Now to actually do something with my day.
“Developmentally, a young person at this age [18-30] is in Erikson’s view principally concerned with the issue of intimacy versus isolation. Although these terms have fairly definite meaning in relation to each other in Erikson’s thought…their meaning in wider usage can serve to enrich his particular definitions. Intimacy derives from the Latin intimus, and refers to the innermost place in oneself at the core of one’s identity. Here one may say correctly, ‘You may know what it is like to be me, but you will never know what is for me to be me.’ In an intimate relationship, what it is ‘for me to be me’ is disclosed as openly as possible, each one to the other. When each side receives the other with accurate empathy, then a synergy is generated that can make such a relationship feel almost like an interpersonal trance.”
“Isolation as a basic ego posture represents the chronic absence of intimacy and is constructed by the ego in response to repeated betrayal of ‘intimacies’ risked in past relationships. The sensitive recoil into isolation from a wounded or betrayed intimacy recalls the etymological similarity between intimacy and intimidate, as in, ‘Why am I afraid to let you know me?’ The pain of betrayed intimacy thrusts the ego back into the sense of void and nothingness, so isolation becomes increasingly a fortress against future betrayal.
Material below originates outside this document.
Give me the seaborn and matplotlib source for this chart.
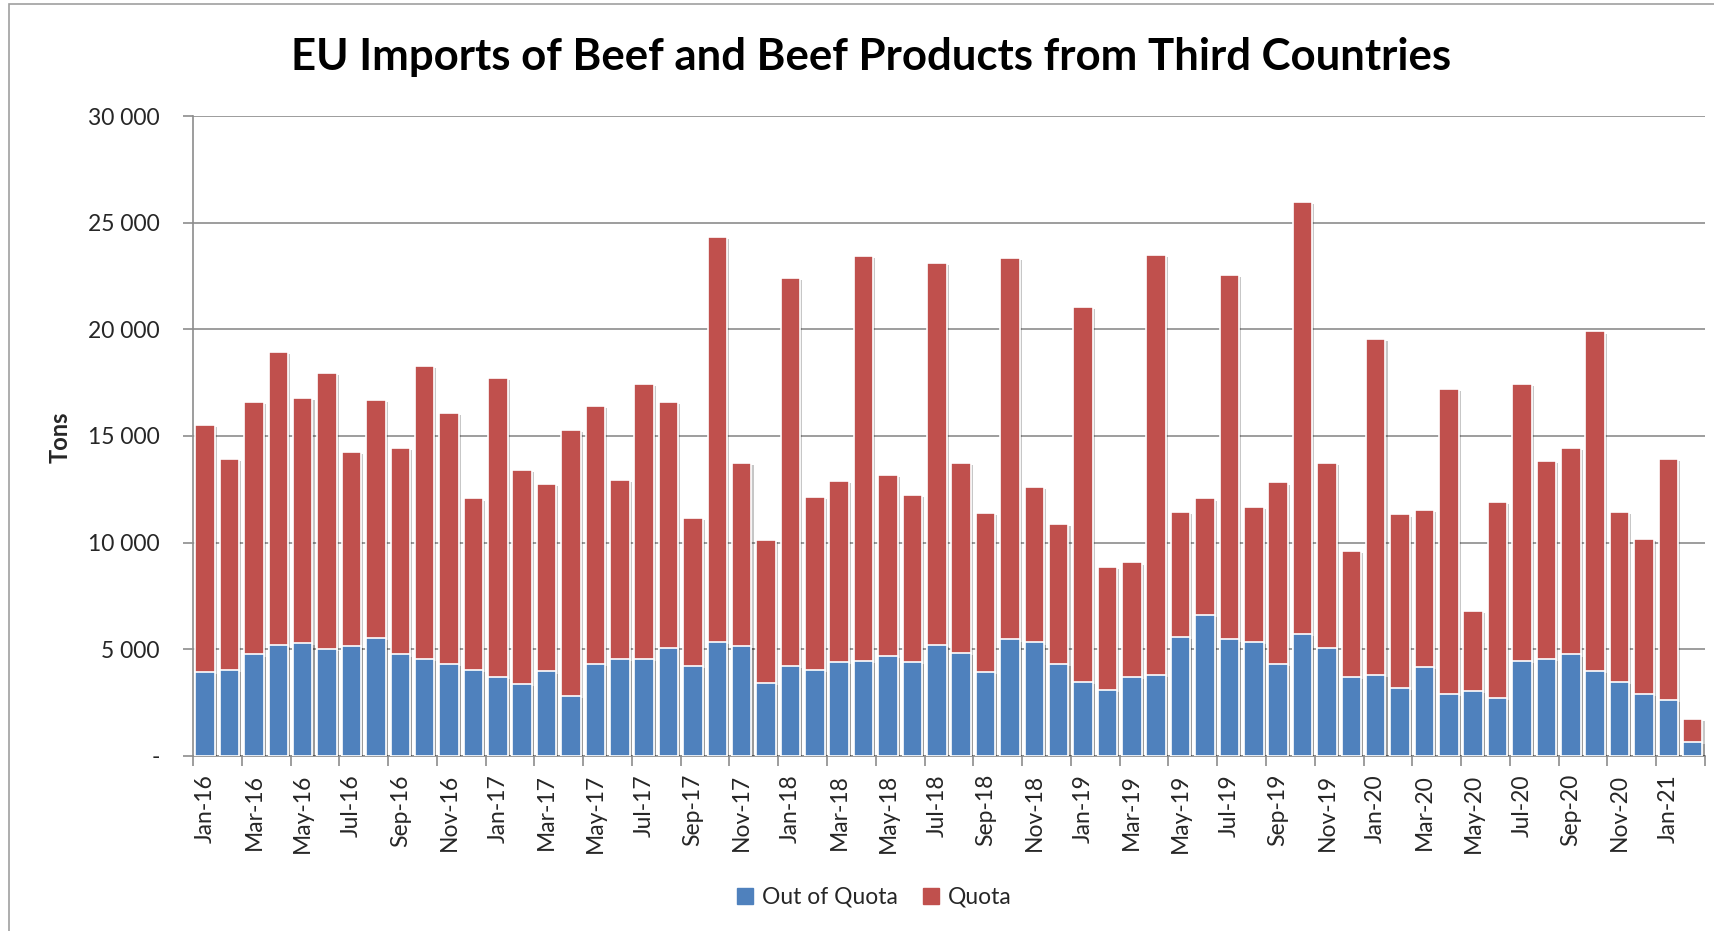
import pandas as pd
import seaborn as sns
import matplotlib.pyplot as plt
import matplotlib.patches as mpatches
import matplotlib.patheffects as pe
from matplotlib.ticker import FuncFormatter

# Monthly EU imports of beef, tons
months = list(pd.date_range('2016-01-01', '2021-02-01', freq='MS').strftime('%b-%y'))

out_of_quota = [3940, 4020, 4760, 5200, 5300, 5000, 5150, 5520, 4760, 4540, 4330, 4020,
                3700, 3370, 3960, 2830, 4310, 4540, 4540, 5060, 4240, 5350, 5150, 3430,
                4240, 4020, 4410, 4460, 4690, 4410, 5200, 4850, 3940, 5460, 5320, 4310,
                3480, 3110, 3700, 3800, 5590, 6630, 5460, 5350, 4310, 5740, 5070, 3700,
                3800, 3190, 4170, 2890, 3060, 2740, 4460, 4540, 4760, 4000, 3480, 2890,
                2640, 650]
quota = [11560, 9910, 11850, 13750, 11480, 12960, 9090, 11180, 9700, 13740, 11760, 8050,
         14040, 10040, 8780, 12450, 12080, 8420, 12910, 11550, 6930, 18970, 8570, 6700,
         18150, 8130, 8480, 18970, 8500, 7810, 17930, 8870, 7450, 17890, 7270, 6560,
         17560, 5740, 5370, 19700, 5870, 5440, 17080, 6340, 8510, 20230, 8650, 5910,
         15740, 8130, 7370, 14330, 3750, 9150, 12960, 9310, 9670, 15900, 7970, 7300,
         11270, 1080]

blue = '#4F81BD'
red = '#C0504D'
grey = '#8C8C8C'

df = pd.DataFrame({'month': months, 'out': out_of_quota, 'quota': quota})
df['total'] = df['out'] + df['quota']

sns.set_style('white')
plt.rcParams['font.family'] = ['Lato', 'DejaVu Sans']

fig = plt.figure(figsize=(17.14, 9.31), dpi=100)
ax = fig.add_axes([0.1126, 0.188, 0.8821, 0.6874])

# stacked bars: total first (red), out of quota on top of it (blue)
sns.barplot(data=df, x='month', y='total', color=red, saturation=1, width=0.8,
            edgecolor='white', linewidth=1.2, ax=ax, zorder=3)
sns.barplot(data=df, x='month', y='out', color=blue, saturation=1, width=0.8,
            edgecolor='white', linewidth=1.2, ax=ax, zorder=3)

for p in ax.patches:
    p.set_path_effects([pe.SimplePatchShadow(offset=(1.5, -1.5), shadow_rgbFace='black', alpha=0.22),
                        pe.Normal()])

ax.set_xlim(-0.5, len(months) - 0.5)
ax.set_ylim(0, 30000)
ax.set_yticks(range(0, 30001, 5000))
ax.yaxis.set_major_formatter(FuncFormatter(lambda v, _: '-' if v == 0 else f'{int(v):,}'.replace(',', ' ')))
ax.grid(axis='y', color=grey, linewidth=1.2, zorder=0)
ax.set_axisbelow(True)

ax.set_xticks(range(0, len(months), 2))
ax.set_xticklabels(months[::2], rotation=90)
ax.set_xticks([i - 0.5 for i in range(0, len(months) + 1, 2)], minor=True)
ax.tick_params(axis='x', which='major', length=0, pad=13, labelsize=16.5)
ax.tick_params(axis='x', which='minor', length=7, width=1.2, color=grey, direction='out')
ax.tick_params(axis='y', length=7, width=1.2, color=grey, direction='out', pad=17, labelsize=16.5)
ax.yaxis.set_ticks_position('left')
ax.xaxis.set_ticks_position('bottom')

ax.set_xlabel('')
ax.set_ylabel('')
for s in ['top', 'right']:
    ax.spines[s].set_visible(False)
for s in ['left', 'bottom']:
    ax.spines[s].set_color(grey)
    ax.spines[s].set_linewidth(1.2)

fig.text(0.508, 0.925, 'EU Imports of Beef and Beef Products from Third Countries',
         ha='center', va='baseline', fontsize=31.5, fontweight='bold', color='black')
fig.text(0.035, 0.53, 'Tons', rotation=90, ha='center', va='center',
         fontsize=17, fontweight='bold')

handles = [mpatches.Patch(color=blue, label='Out of Quota'),
           mpatches.Patch(color=red, label='Quota')]
fig.legend(handles=handles, loc='center', bbox_to_anchor=(0.51, 0.036), ncol=2,
           frameon=False, fontsize=16.5, handlelength=0.7, handleheight=0.7,
           handletextpad=0.4, columnspacing=1.1)

# thin chart-area border
fig.patches.append(mpatches.Rectangle((0.0053, -0.2), 1.2, 1.1957, transform=fig.transFigure,
                                      fill=False, edgecolor='#A0A0A0', linewidth=1.2))

fig.savefig('out.png', dpi=100)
This fortress is built on the assumption that betrayal always haunts interpersonal relationships. Thus, ironically, it builds into its defense system what it would prefer to be rid of.”
From The Logic of the Spirit: Human Development in Theological Perspective, by James E. Loder, p. 60-61.
Does the ship sail at 30, or is this just more of a general time frame and it won’t be too late? No wonder I have angst.
But Loder also writes, on p. 265,
“The most powerful intimacy comes from the presence of the Spirit of God. …. The spiritual presence of Christ is not dependent on the development of the ego, but it is a sanity-producing intimacy that does call forth interpersonal affirmation and openness in a psychological and spiritual sense. This is, of course, the satisfaction of the deepest longing of a person for presence implied in the significance of the primal longing for the Face, the Face that will not go away. This satisfaction occurs at a level deeper than the psychological intimus, the innermost being of the person. At the very point where I know what it is for me to be me, I discover that it is the spiritual presence of Christ that knows better than I do what it is for me to be me. This realization produces the potential for freedom for intimacy at other levels.”
So I suppose there is hope for me.
I think I’ve finally decided what tattoo I want to get. I’ve wanted one for the past 11 years; I’ve just never settled on it. I knew I wanted something to do with my faith, something I would want forever. For awhile, I looked at Celtic designs, but two things held me up: the pagan associations with most of the designs and the fact they are so bulky. (Don’t get me wrong, I still love the Celts.) I finally came across the Chi Rho (forgive me for linking to Wikipedia, but it’s so easy). Now I only have a few things to do: think about the design (plain, more detailed, with a wreath or not), decide it’s location (probably upper back or shoulder blade) and figure out where I should go to get it done. After that, all I have to do is muster up the guts to actually go through with it.
With all my commitment issues, this is sure to be a good step.